Observamos que os avanços tecnológicos estão moldando novas relações entre os órgãos de segurança e a sociedade como um todo para uma gestão mais eficiente das cidades, um conceito que chamamos de “Cidades Seguras” (Safe Cities). Novos modelos de gerenciamento e controle podem ocorrer de maneira colaborativa entre entidades de segurança, empresas e cidadãos, revolucionando a forma que conhecemos a segurança pública hoje.
Com tanta informação disponível, não podemos esquecer da segurança cibernética. Para proteger dados sensíveis trafegados na rede, a utilização de tecnologias baseadas em microssegmentação se apresenta como uma alternativa importante. Elas permitem a criação de pequenos segmentos dentro do ambiente operacional, nos quais apenas usuários autorizados têm acesso. Ou seja, é possível criar grupos de trabalho formado por membros de diferentes entidades que atuam no âmbito da segurança federal, estadual e municipal (Polícias Civil, Militar e Rodoviária, Polícia Federal, Receita Federal, Ministério Público, Secretarias de Segurança e Administração Penitenciária etc.) para que possam conduzir investigações com total sigilo das informações que trafegam na infraestrutura tecnológica.

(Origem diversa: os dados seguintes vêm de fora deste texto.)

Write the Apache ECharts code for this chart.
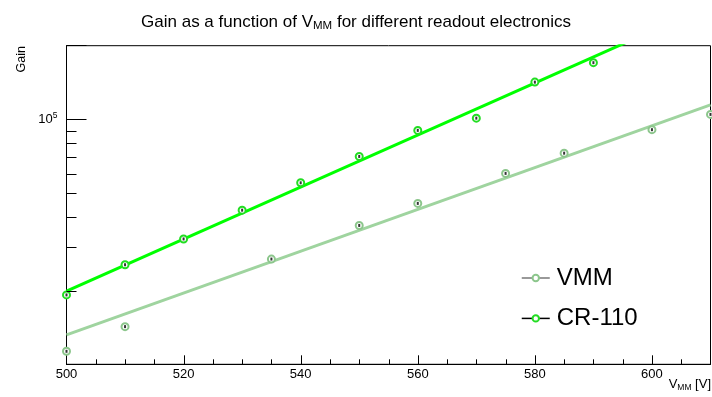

Analisando o contexto da segurança pública no Brasil, sabemos que não existe uma fórmula pronta e imediata para a resolução das questões que foram evidenciadas na mais recente crise no sistema prisional brasileiro. O mais importante é mudar a abordagem, passando de uma postura de remediação para de prevenção. É evidente que um plano de longo prazo deve contemplar investimentos em várias frentes, mas sem dúvida a priorização de tecnologias de ponta é aquela que pode trazer benefícios já no curto prazo, com a melhor gestão do fluxo de detentos, controle sobre produtos ilegais que entram e saem do país via fronteiras e aplicação de inteligência em investigações policiais.